_Problem to solve_:
Skip any picture you find and retype all the remaining lines exactly.

======== Given information ========

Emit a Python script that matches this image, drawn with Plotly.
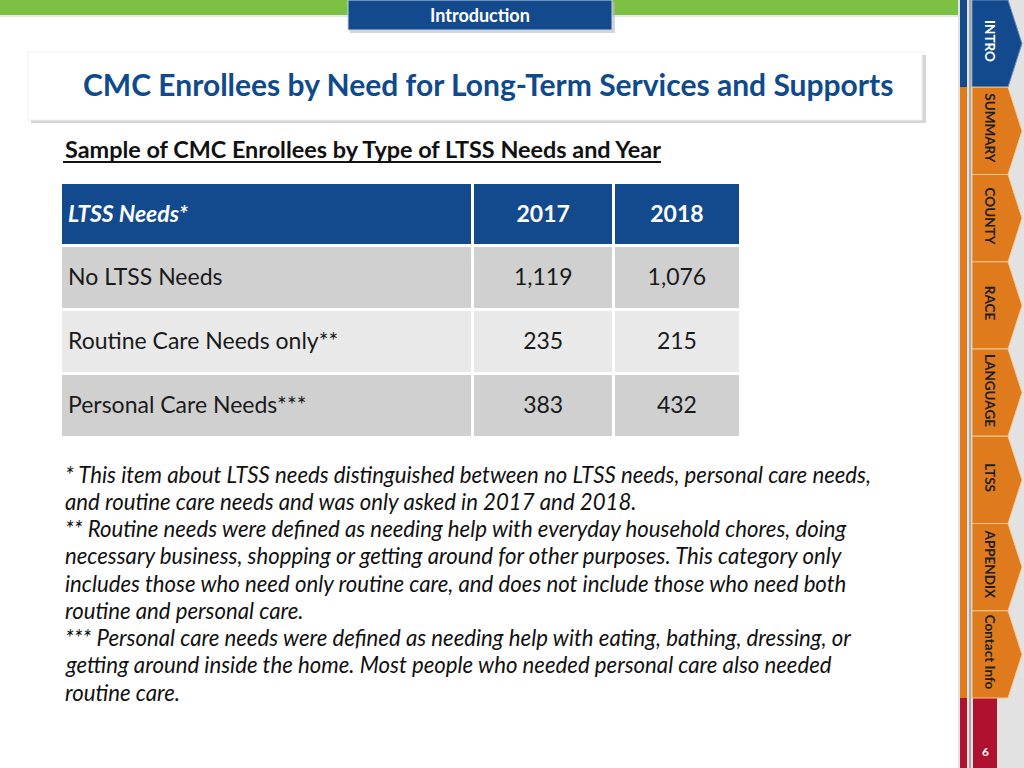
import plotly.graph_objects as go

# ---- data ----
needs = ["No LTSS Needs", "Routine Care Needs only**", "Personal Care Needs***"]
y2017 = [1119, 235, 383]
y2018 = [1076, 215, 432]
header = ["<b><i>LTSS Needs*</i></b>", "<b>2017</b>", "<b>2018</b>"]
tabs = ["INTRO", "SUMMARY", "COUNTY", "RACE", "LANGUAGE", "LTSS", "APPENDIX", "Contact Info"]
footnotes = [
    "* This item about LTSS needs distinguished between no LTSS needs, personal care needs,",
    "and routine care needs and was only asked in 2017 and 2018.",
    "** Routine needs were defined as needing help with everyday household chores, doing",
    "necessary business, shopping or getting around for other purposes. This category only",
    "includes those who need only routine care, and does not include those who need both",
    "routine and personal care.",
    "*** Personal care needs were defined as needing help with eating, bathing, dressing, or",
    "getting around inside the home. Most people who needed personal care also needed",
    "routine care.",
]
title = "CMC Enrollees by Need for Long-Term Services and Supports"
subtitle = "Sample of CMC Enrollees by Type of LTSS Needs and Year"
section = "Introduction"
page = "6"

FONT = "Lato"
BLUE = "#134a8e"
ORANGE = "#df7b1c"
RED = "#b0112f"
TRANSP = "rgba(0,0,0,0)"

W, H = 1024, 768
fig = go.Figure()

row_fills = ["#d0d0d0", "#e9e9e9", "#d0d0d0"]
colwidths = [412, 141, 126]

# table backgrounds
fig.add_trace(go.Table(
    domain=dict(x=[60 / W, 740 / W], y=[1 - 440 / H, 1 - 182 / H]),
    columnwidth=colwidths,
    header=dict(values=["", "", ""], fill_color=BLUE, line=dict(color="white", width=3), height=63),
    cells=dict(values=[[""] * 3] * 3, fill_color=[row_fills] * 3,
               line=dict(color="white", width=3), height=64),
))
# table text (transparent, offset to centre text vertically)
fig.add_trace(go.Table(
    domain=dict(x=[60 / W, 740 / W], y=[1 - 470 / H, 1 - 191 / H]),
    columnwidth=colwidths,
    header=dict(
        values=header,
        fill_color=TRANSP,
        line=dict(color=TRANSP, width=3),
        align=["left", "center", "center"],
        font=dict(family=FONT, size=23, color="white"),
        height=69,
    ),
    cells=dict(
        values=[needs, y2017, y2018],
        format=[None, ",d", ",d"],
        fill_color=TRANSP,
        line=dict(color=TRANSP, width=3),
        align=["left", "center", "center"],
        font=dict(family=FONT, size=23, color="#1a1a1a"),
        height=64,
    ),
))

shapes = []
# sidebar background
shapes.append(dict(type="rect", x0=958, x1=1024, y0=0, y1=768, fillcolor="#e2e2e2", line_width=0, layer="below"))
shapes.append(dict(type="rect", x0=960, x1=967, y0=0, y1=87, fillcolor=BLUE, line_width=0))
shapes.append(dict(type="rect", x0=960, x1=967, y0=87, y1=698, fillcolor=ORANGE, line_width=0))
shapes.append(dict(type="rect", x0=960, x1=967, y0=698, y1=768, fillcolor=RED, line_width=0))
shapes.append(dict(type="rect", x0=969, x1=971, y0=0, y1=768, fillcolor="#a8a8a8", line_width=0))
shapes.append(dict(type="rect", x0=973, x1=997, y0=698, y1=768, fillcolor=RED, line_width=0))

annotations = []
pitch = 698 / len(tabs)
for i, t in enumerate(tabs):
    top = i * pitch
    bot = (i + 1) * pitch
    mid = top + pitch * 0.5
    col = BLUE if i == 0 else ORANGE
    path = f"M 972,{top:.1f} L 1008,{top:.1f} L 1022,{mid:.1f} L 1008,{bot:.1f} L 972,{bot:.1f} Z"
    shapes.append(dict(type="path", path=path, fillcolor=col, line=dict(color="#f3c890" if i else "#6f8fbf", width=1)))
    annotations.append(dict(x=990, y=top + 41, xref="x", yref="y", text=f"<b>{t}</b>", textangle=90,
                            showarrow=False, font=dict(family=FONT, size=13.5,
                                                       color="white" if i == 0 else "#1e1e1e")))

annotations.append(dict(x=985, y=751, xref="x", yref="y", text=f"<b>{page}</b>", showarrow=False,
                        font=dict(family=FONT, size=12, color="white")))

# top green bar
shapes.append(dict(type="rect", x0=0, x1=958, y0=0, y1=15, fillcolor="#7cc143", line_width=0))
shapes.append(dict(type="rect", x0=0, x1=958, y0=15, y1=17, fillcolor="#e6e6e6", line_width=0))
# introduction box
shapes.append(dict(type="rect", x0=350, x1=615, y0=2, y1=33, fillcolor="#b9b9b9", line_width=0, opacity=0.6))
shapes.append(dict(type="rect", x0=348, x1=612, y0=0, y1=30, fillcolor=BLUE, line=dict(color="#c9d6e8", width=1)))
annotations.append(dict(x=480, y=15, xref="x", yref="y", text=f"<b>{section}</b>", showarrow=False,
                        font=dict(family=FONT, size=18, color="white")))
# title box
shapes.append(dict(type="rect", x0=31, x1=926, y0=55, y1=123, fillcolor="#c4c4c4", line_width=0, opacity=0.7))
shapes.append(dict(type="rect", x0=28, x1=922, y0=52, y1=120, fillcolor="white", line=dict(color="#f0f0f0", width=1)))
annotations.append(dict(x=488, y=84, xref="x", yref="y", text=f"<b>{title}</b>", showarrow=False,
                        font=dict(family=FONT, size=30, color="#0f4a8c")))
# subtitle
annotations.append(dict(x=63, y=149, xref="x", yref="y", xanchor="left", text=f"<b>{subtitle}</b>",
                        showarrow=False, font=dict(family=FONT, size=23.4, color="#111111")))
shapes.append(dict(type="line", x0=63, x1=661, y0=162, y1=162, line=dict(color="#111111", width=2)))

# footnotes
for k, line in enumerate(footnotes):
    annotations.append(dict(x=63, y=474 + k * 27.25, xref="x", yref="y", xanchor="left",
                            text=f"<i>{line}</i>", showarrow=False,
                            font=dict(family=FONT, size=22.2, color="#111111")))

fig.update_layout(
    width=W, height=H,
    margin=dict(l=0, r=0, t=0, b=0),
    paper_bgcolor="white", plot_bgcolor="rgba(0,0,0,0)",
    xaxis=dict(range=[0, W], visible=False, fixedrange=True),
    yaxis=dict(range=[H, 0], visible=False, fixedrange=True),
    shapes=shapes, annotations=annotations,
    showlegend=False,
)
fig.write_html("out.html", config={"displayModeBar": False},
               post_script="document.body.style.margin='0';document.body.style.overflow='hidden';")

========

_Task response_:
Emit a Python script that matches this image, drawn with Plotly.
import plotly.graph_objects as go

# ---- data ----
needs = ["No LTSS Needs", "Routine Care Needs only**", "Personal Care Needs***"]
y2017 = [1119, 235, 383]
y2018 = [1076, 215, 432]
header = ["<b><i>LTSS Needs*</i></b>", "<b>2017</b>", "<b>2018</b>"]
tabs = ["INTRO", "SUMMARY", "COUNTY", "RACE", "LANGUAGE", "LTSS", "APPENDIX", "Contact Info"]
footnotes = [
    "* This item about LTSS needs distinguished between no LTSS needs, personal care needs,",
    "and routine care needs and was only asked in 2017 and 2018.",
    "** Routine needs were defined as needing help with everyday household chores, doing",
    "necessary business, shopping or getting around for other purposes. This category only",
    "includes those who need only routine care, and does not include those who need both",
    "routine and personal care.",
    "*** Personal care needs were defined as needing help with eating, bathing, dressing, or",
    "getting around inside the home. Most people who needed personal care also needed",
    "routine care.",
]
title = "CMC Enrollees by Need for Long-Term Services and Supports"
subtitle = "Sample of CMC Enrollees by Type of LTSS Needs and Year"
section = "Introduction"
page = "6"

FONT = "Lato"
BLUE = "#134a8e"
ORANGE = "#df7b1c"
RED = "#b0112f"
TRANSP = "rgba(0,0,0,0)"

W, H = 1024, 768
fig = go.Figure()

row_fills = ["#d0d0d0", "#e9e9e9", "#d0d0d0"]
colwidths = [412, 141, 126]

# table backgrounds
fig.add_trace(go.Table(
    domain=dict(x=[60 / W, 740 / W], y=[1 - 440 / H, 1 - 182 / H]),
    columnwidth=colwidths,
    header=dict(values=["", "", ""], fill_color=BLUE, line=dict(color="white", width=3), height=63),
    cells=dict(values=[[""] * 3] * 3, fill_color=[row_fills] * 3,
               line=dict(color="white", width=3), height=64),
))
# table text (transparent, offset to centre text vertically)
fig.add_trace(go.Table(
    domain=dict(x=[60 / W, 740 / W], y=[1 - 470 / H, 1 - 191 / H]),
    columnwidth=colwidths,
    header=dict(
        values=header,
        fill_color=TRANSP,
        line=dict(color=TRANSP, width=3),
        align=["left", "center", "center"],
        font=dict(family=FONT, size=23, color="white"),
        height=69,
    ),
    cells=dict(
        values=[needs, y2017, y2018],
        format=[None, ",d", ",d"],
        fill_color=TRANSP,
        line=dict(color=TRANSP, width=3),
        align=["left", "center", "center"],
        font=dict(family=FONT, size=23, color="#1a1a1a"),
        height=64,
    ),
))

shapes = []
# sidebar background
shapes.append(dict(type="rect", x0=958, x1=1024, y0=0, y1=768, fillcolor="#e2e2e2", line_width=0, layer="below"))
shapes.append(dict(type="rect", x0=960, x1=967, y0=0, y1=87, fillcolor=BLUE, line_width=0))
shapes.append(dict(type="rect", x0=960, x1=967, y0=87, y1=698, fillcolor=ORANGE, line_width=0))
shapes.append(dict(type="rect", x0=960, x1=967, y0=698, y1=768, fillcolor=RED, line_width=0))
shapes.append(dict(type="rect", x0=969, x1=971, y0=0, y1=768, fillcolor="#a8a8a8", line_width=0))
shapes.append(dict(type="rect", x0=973, x1=997, y0=698, y1=768, fillcolor=RED, line_width=0))

annotations = []
pitch = 698 / len(tabs)
for i, t in enumerate(tabs):
    top = i * pitch
    bot = (i + 1) * pitch
    mid = top + pitch * 0.5
    col = BLUE if i == 0 else ORANGE
    path = f"M 972,{top:.1f} L 1008,{top:.1f} L 1022,{mid:.1f} L 1008,{bot:.1f} L 972,{bot:.1f} Z"
    shapes.append(dict(type="path", path=path, fillcolor=col, line=dict(color="#f3c890" if i else "#6f8fbf", width=1)))
    annotations.append(dict(x=990, y=top + 41, xref="x", yref="y", text=f"<b>{t}</b>", textangle=90,
                            showarrow=False, font=dict(family=FONT, size=13.5,
                                                       color="white" if i == 0 else "#1e1e1e")))

annotations.append(dict(x=985, y=751, xref="x", yref="y", text=f"<b>{page}</b>", showarrow=False,
                        font=dict(family=FONT, size=12, color="white")))

# top green bar
shapes.append(dict(type="rect", x0=0, x1=958, y0=0, y1=15, fillcolor="#7cc143", line_width=0))
shapes.append(dict(type="rect", x0=0, x1=958, y0=15, y1=17, fillcolor="#e6e6e6", line_width=0))
# introduction box
shapes.append(dict(type="rect", x0=350, x1=615, y0=2, y1=33, fillcolor="#b9b9b9", line_width=0, opacity=0.6))
shapes.append(dict(type="rect", x0=348, x1=612, y0=0, y1=30, fillcolor=BLUE, line=dict(color="#c9d6e8", width=1)))
annotations.append(dict(x=480, y=15, xref="x", yref="y", text=f"<b>{section}</b>", showarrow=False,
                        font=dict(family=FONT, size=18, color="white")))
# title box
shapes.append(dict(type="rect", x0=31, x1=926, y0=55, y1=123, fillcolor="#c4c4c4", line_width=0, opacity=0.7))
shapes.append(dict(type="rect", x0=28, x1=922, y0=52, y1=120, fillcolor="white", line=dict(color="#f0f0f0", width=1)))
annotations.append(dict(x=488, y=84, xref="x", yref="y", text=f"<b>{title}</b>", showarrow=False,
                        font=dict(family=FONT, size=30, color="#0f4a8c")))
# subtitle
annotations.append(dict(x=63, y=149, xref="x", yref="y", xanchor="left", text=f"<b>{subtitle}</b>",
                        showarrow=False, font=dict(family=FONT, size=23.4, color="#111111")))
shapes.append(dict(type="line", x0=63, x1=661, y0=162, y1=162, line=dict(color="#111111", width=2)))

# footnotes
for k, line in enumerate(footnotes):
    annotations.append(dict(x=63, y=474 + k * 27.25, xref="x", yref="y", xanchor="left",
                            text=f"<i>{line}</i>", showarrow=False,
                            font=dict(family=FONT, size=22.2, color="#111111")))

fig.update_layout(
    width=W, height=H,
    margin=dict(l=0, r=0, t=0, b=0),
    paper_bgcolor="white", plot_bgcolor="rgba(0,0,0,0)",
    xaxis=dict(range=[0, W], visible=False, fixedrange=True),
    yaxis=dict(range=[H, 0], visible=False, fixedrange=True),
    shapes=shapes, annotations=annotations,
    showlegend=False,
)
fig.write_html("out.html", config={"displayModeBar": False},
               post_script="document.body.style.margin='0';document.body.style.overflow='hidden';")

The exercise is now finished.